Reputation: 1478
I try to read from tfrecords in S3 from a Sage Maker notebook instance following instructions here: https://www.tensorflow.org/versions/master/deploy/s3
import tensorflow as tf
import os
os.environ['AWS_ACCESS_KEY_ID'] = '<my-key>'
os.environ['AWS_SECRET_ACCESS_KEY'] = '<my-secret>'
from tensorflow.python.lib.io import file_io
print(file_io.stat('s3://<my-bucket>/data/DEMO-mnist/train.tfrecords'))
The above code fails with the error:
---------------------------------------------------------------------------
NotFoundError Traceback (most recent call last)
<ipython-input-7-770c0aef6d7b> in <module>()
1 from tensorflow.python.lib.io import file_io
----> 2 print(file_io.stat('s3://<my-bucket>/data/DEMO-mnist/train.tfrecords'))
~/anaconda3/envs/tensorflow_p36/lib/python3.6/site-packages/tensorflow/python/lib/io/file_io.py in stat(filename)
551 with errors.raise_exception_on_not_ok_status() as status:
552 pywrap_tensorflow.Stat(compat.as_bytes(filename), file_statistics, status)
--> 553 return file_statistics
~/anaconda3/envs/tensorflow_p36/lib/python3.6/site-packages/tensorflow/python/framework/errors_impl.py in __exit__(self, type_arg, value_arg, traceback_arg)
517 None, None,
518 compat.as_text(c_api.TF_Message(self.status.status)),
--> 519 c_api.TF_GetCode(self.status.status))
520 # Delete the underlying status object from memory otherwise it stays alive
521 # as there is a reference to status from this from the traceback due to
NotFoundError: Object s3://<my-bucket>/data/DEMO-mnist/train.tfrecords does not exist
However the same code works fine if I run from a regular EC2 instance without using SageMaker.

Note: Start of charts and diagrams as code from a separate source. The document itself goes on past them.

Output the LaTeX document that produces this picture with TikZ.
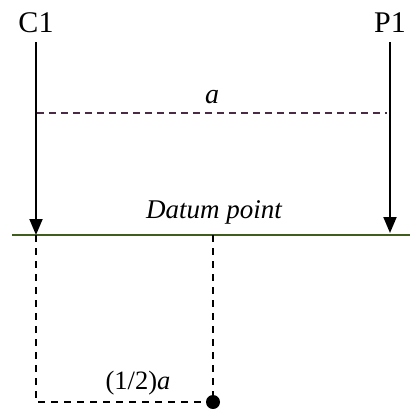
\documentclass[tikz,border=0pt]{standalone}
\usepackage{fontspec}
\setmainfont{Liberation Serif}
\usetikzlibrary{arrows.meta}
\definecolor{dashcol}{HTML}{4A2A45}
\definecolor{datumgreen}{HTML}{3F5E1E}
\begin{document}
\begin{tikzpicture}[x=1pt,y=-1pt,
  lbl/.style={inner sep=0pt,font=\fontsize{30}{32}\selectfont},
  force/.style={line width=1.9pt,-{Triangle[width=13pt,length=16pt]}},
  dim/.style={dash pattern=on 7pt off 5pt,line width=1.6pt,dashcol},
  dim2/.style={dash pattern=on 7pt off 6pt,line width=1.6pt,black}]
\useasboundingbox[fill=white] (0,0) rectangle (410,408);
\node[lbl] (c1) at (36,23) {C1};
\node[lbl] (p1) at (390,23) {P1};
\coordinate (c1top) at (36,42);
\coordinate (p1top) at (390,42);
\coordinate (c1base) at (36,235);
\coordinate (p1base) at (390,233);
\coordinate (aL) at (37,113);
\coordinate (aR) at (387,113);
\coordinate (datL) at (12,235);
\coordinate (datR) at (410,235);
\coordinate (mid) at (213,235);
\coordinate (c1bot) at (36,402);
\node[circle,fill=black,inner sep=0pt,minimum size=14pt] (dot) at (213,402) {};
\draw[force] (c1top) -- (c1base);
\draw[force] (p1top) -- (p1base);
\draw[dim] (aL) -- (aR);
\node[inner sep=0pt,font=\fontsize{28}{30}\selectfont\itshape] (alab) at (212,97) {a};
\draw[datumgreen,line width=2.6pt] (datL) -- (datR);
\node[inner sep=0pt,font=\fontsize{27}{29}\selectfont\itshape] (datum) at (214,212) {Datum point};
\draw[dim2] (c1base) -- (c1bot) -- (dot.center);
\draw[dim2] (mid) -- (dot.center);
\node[inner sep=0pt,font=\fontsize{26.5}{28}\selectfont] (half) at (138,383) {(1/2)\textit{a}};
\end{tikzpicture}
\end{document}
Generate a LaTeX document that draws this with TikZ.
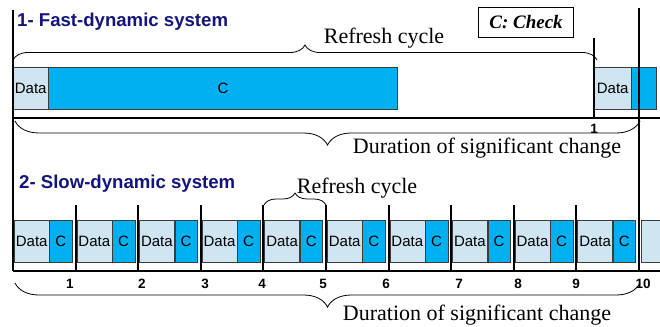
\documentclass[tikz,border=0pt]{standalone}
\usepackage{fontspec}
\setmainfont{Liberation Serif}
\setsansfont{Liberation Sans}
\usetikzlibrary{positioning}
\usetikzlibrary{decorations.pathreplacing}
\definecolor{mnavy}{RGB}{20, 20, 125}
\definecolor{mlight}{RGB}{207, 229, 242}
\definecolor{mcyan}{RGB}{0, 176, 240}
\definecolor{medge}{RGB}{60, 60, 60}
\tikzset{databox/.style = {draw = medge, fill = mlight, inner sep = 0, minimum width = 35, minimum height = 42, font = \sffamily\fontsize{15}{15}\selectfont}}
\tikzset{checkbox/.style = {draw = medge, fill = mcyan, inner sep = 0, minimum width = 22.5, minimum height = 42, font = \sffamily\fontsize{15}{15}\selectfont}}
\tikzset{title/.style = {anchor = west, inner sep = 0, text = mnavy, font = \sffamily\bfseries\fontsize{18.6}{18.6}\selectfont}}
\tikzset{note/.style = {inner sep = 0, font = \rmfamily\fontsize{22}{22}\selectfont}}
\tikzset{ticklabel/.style = {inner sep = 0, font = \sffamily\bfseries\fontsize{13.5}{13.5}\selectfont}}
\tikzset{axis/.style = {line width = 2.4pt}}
\tikzset{tick/.style = {line width = 2pt}}
\tikzset{curly/.style = {decorate, decoration = {brace, amplitude = #1}, line width = 0.8pt}}

\begin{document}
\begin{tikzpicture}[x = 1pt, y = -1pt]

       \useasboundingbox (0, 0) rectangle (660, 326);

       % fast-dynamic system
       \node [title] (fasttitle) at (17, 22) {1- Fast-dynamic system};
       \node [draw, line width = 0.8pt, minimum width = 95, minimum height = 30, inner sep = 0,
              font = \rmfamily\bfseries\itshape\fontsize{19}{19}\selectfont] (key) at (526, 22) {C: Check};

       \node [databox, anchor = north west] (fdata1) at (13, 67) {Data};
       \node [checkbox, right = 0 of fdata1, minimum width = 349, minimum height = 42] (fcheck1) {C};
       \node [databox, anchor = north west, minimum width = 37] (fdata2) at (594, 67) {Data};
       \node [checkbox, right = 0 of fdata2, minimum width = 25] (fcheck2) {};

       \draw [axis] (13, 118) -- (660, 118);
       \draw [tick] (594, 38) -- (594, 118);
       \node [ticklabel] (fone) at (594, 129) {1};

       \coordinate (frefa) at (13, 60);
       \coordinate (frefb) at (597, 60);
       \draw [curly = 15] (frefa) -- (frefb);
       \node [note] (frefresh) at (384, 38) {Refresh cycle};

       \coordinate (fdura) at (640, 121);
       \coordinate (fdurb) at (15, 121);
       \draw [curly = 24] (fdura) -- (fdurb);
       \node [note] (fduration) at (487, 148) {Duration of significant change};

       % slow-dynamic system
       \node [title] (slowtitle) at (19, 184) {2- Slow-dynamic system};

       \foreach \k in {0,...,9} {
         \node [databox, anchor = north west] (sdata\k) at ({14 + 62.6*\k}, 220) {Data};
         \node [checkbox, right = 0 of sdata\k] (scheck\k) {C};
       }
       \node [databox, anchor = north west] (sdata10) at (641, 220) {};

       \foreach \k in {1,...,9}
         \draw [tick] ({13 + 62.6*\k}, 205) -- ({13 + 62.6*\k}, 271);

       \foreach \n/\x in {1/70, 2/142, 3/205, 4/262, 5/323, 6/386, 7/459, 8/518, 9/576, 10/643}
         \node [ticklabel] (slab\n) at (\x, 284) {\n};

       \coordinate (srefa) at (264, 205);
       \coordinate (srefb) at (326, 205);
       \draw [curly = 12] (srefa) -- (srefb);
       \node [note] (srefresh) at (357, 188) {Refresh cycle};

       \coordinate (sdura) at (640, 283);
       \coordinate (sdurb) at (15, 283);
       \draw [curly = 24] (sdura) -- (sdurb);
       \node [note] (sduration) at (477, 315) {Duration of significant change};

       % time axes
       \draw [axis] (13, 10) -- (13, 271);
       \draw [axis] (13, 271) -- (660, 271);
       \draw [axis] (639, 8) -- (639, 271);
    \end{tikzpicture}
\end{document}
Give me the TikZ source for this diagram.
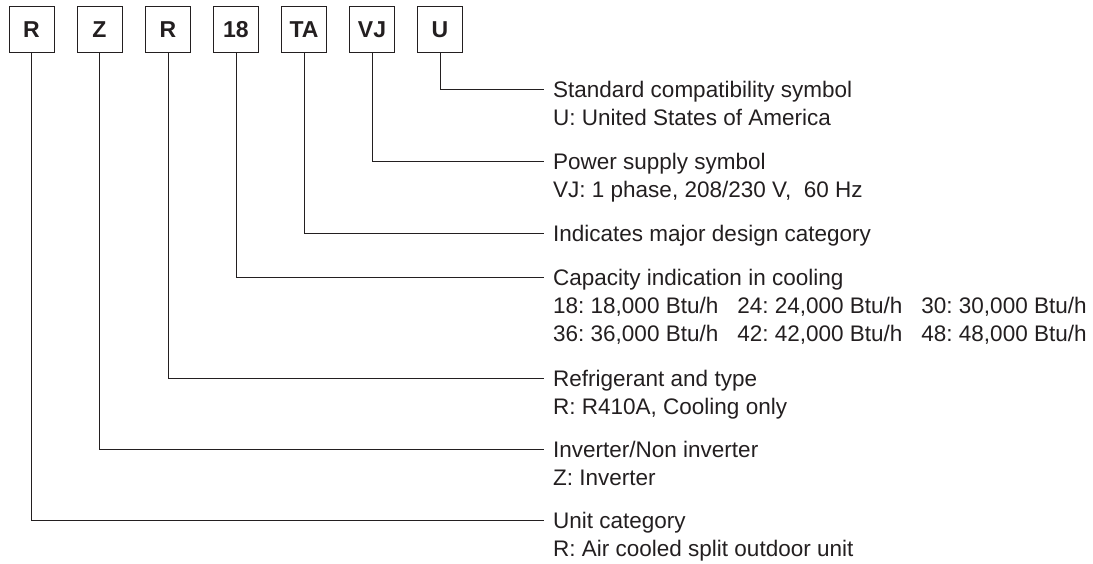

IAM role used for the notebook instance has full S3 access.
Upvotes: 0
Views: 980
Reputation: 176
I reproduced the problem in us-west-2.
But after I manually export environment variable AWS_REGION='us-west-2', it worked.
Also I tried not exporting AWS_REGION and tested on a us-east-1 bucket. It worked too.
So for some reason, the region info in aws profile is not retrieved and used. If environment variable AWS_REGION is not used, it will be always us-east-1, the default.
Upvotes: 2